======== Data in this exercise
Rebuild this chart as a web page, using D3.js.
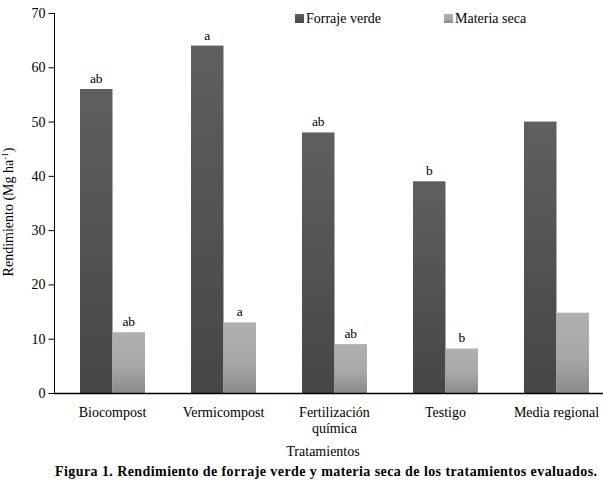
<!DOCTYPE html>
<html><head><meta charset="utf-8">
<script src="https://cdn.jsdelivr.net/npm/d3@7"></script>
<style>
html,body{margin:0;padding:0;background:#fff;}
svg text{font-family:"Liberation Serif","Times New Roman",serif;fill:#000;}
</style></head>
<body>
<svg id="c" width="603" height="482"></svg>
<script>
const categories = ["Biocompost","Vermicompost","Fertilización\nquímica","Testigo","Media regional"];
const forrajeVerde = [56, 64, 48, 39, 50];
const materiaSeca = [11.2, 13, 9, 8.2, 14.8];
const letrasFV = ["ab","a","ab","b",""];
const letrasMS = ["ab","a","ab","b",""];
const seriesNames = ["Forraje verde","Materia seca"];
const yTicks = [0,10,20,30,40,50,60,70];

const svg = d3.select("#c");
const defs = svg.append("defs");
const g1 = defs.append("linearGradient").attr("id","gDark").attr("x1",0).attr("y1",0).attr("x2",0).attr("y2",1);
g1.append("stop").attr("offset","0%").attr("stop-color","#5f5f5f");
g1.append("stop").attr("offset","100%").attr("stop-color","#464646");
const g2 = defs.append("linearGradient").attr("id","gLight").attr("x1",0).attr("y1",0).attr("x2",0).attr("y2",1);
g2.append("stop").attr("offset","0%").attr("stop-color","#b0b0b0");
g2.append("stop").attr("offset","55%").attr("stop-color","#a8a8a8");
g2.append("stop").attr("offset","100%").attr("stop-color","#8a8a8a");

const y = d3.scaleLinear().domain([0,70]).range([393,13]);
const x = d3.scaleBand().domain(categories).range([57,612]).paddingInner(0).paddingOuter(0);
const barW = 32.5;

// bars
categories.forEach((c,i)=>{
  const cx = x(c) + x.bandwidth()/2;
  svg.append("rect").attr("x", cx - barW).attr("y", y(forrajeVerde[i]))
    .attr("width", barW).attr("height", y(0)-y(forrajeVerde[i])).attr("fill","url(#gDark)");
  svg.append("rect").attr("x", cx).attr("y", y(materiaSeca[i]))
    .attr("width", barW).attr("height", y(0)-y(materiaSeca[i])).attr("fill","url(#gLight)");
  if (letrasFV[i]) svg.append("text").attr("x", cx - barW/2).attr("y", y(forrajeVerde[i]) - 6)
    .attr("text-anchor","middle").attr("font-size",13.5).text(letrasFV[i]);
  if (letrasMS[i]) svg.append("text").attr("x", cx + barW/2).attr("y", y(materiaSeca[i]) - 6)
    .attr("text-anchor","middle").attr("font-size",13.5).text(letrasMS[i]);
});

// y axis
const yAxis = svg.append("g").attr("transform","translate(54.5,0)")
  .call(d3.axisLeft(y).tickValues(yTicks).tickSize(6).tickPadding(3).tickFormat(d3.format("d")));
yAxis.select(".domain").attr("stroke","#000").attr("d","M0,13V393");
yAxis.selectAll(".tick line").attr("stroke","#000");
yAxis.selectAll(".tick text").attr("font-size",14).attr("font-family","Liberation Serif, serif");

// x axis line
svg.append("line").attr("x1",54).attr("x2",603).attr("y1",393.5).attr("y2",393.5).attr("stroke","#000").attr("stroke-width",1.4);

// category labels
categories.forEach(c=>{
  const cx = x(c) + x.bandwidth()/2;
  const lines = c.split("\n");
  const t = svg.append("text").attr("x", cx).attr("y", 417).attr("text-anchor","middle").attr("font-size",14);
  lines.forEach((l,k)=> t.append("tspan").attr("x", cx).attr("dy", k===0?0:16).text(l));
});

// axis titles
svg.append("text").attr("x",323).attr("y",456).attr("text-anchor","middle").attr("font-size",14).text("Tratamientos");
const yl = svg.append("text").attr("transform","translate(13,212) rotate(-90)").attr("text-anchor","middle").attr("font-size",14);
yl.append("tspan").text("Rendimiento (Mg ha");
yl.append("tspan").attr("dy",-5).attr("font-size",9).text("-1");
yl.append("tspan").attr("dy",5).text(")");

// legend
const legend = [[295,"url(#gDark)",seriesNames[0]],[444,"url(#gLight)",seriesNames[1]]];
legend.forEach(([lx,f,name])=>{
  svg.append("rect").attr("x",lx).attr("y",14).attr("width",9).attr("height",9).attr("fill",f);
  svg.append("text").attr("x",lx+11).attr("y",23).attr("font-size",14).text(name);
});

// caption
svg.append("text").attr("x",55).attr("y",476).attr("font-size",14).attr("font-weight","bold")
  .attr("textLength",542).attr("lengthAdjust","spacing")
  .text("Figura 1. Rendimiento de forraje verde y materia seca de los tratamientos evaluados.");
</script>
</body></html>
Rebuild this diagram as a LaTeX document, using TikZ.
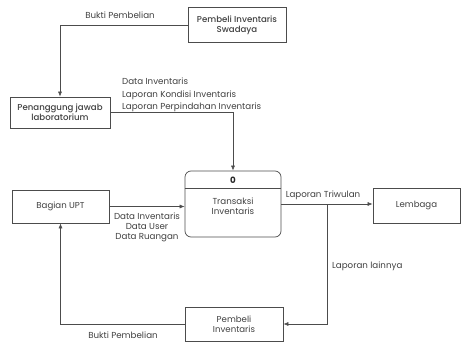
================
What to work on »
Go from the first line of the listing to the line holding "const yTicks = [0,10,20,30,40,50,60,70];" and, please, transcribe those lines exactly, both included, with no pictures.

Finished answer »
Rebuild this chart as a web page, using D3.js.
<!DOCTYPE html>
<html><head><meta charset="utf-8">
<script src="https://cdn.jsdelivr.net/npm/d3@7"></script>
<style>
html,body{margin:0;padding:0;background:#fff;}
svg text{font-family:"Liberation Serif","Times New Roman",serif;fill:#000;}
</style></head>
<body>
<svg id="c" width="603" height="482"></svg>
<script>
const categories = ["Biocompost","Vermicompost","Fertilización\nquímica","Testigo","Media regional"];
const forrajeVerde = [56, 64, 48, 39, 50];
const materiaSeca = [11.2, 13, 9, 8.2, 14.8];
const letrasFV = ["ab","a","ab","b",""];
const letrasMS = ["ab","a","ab","b",""];
const seriesNames = ["Forraje verde","Materia seca"];
const yTicks = [0,10,20,30,40,50,60,70];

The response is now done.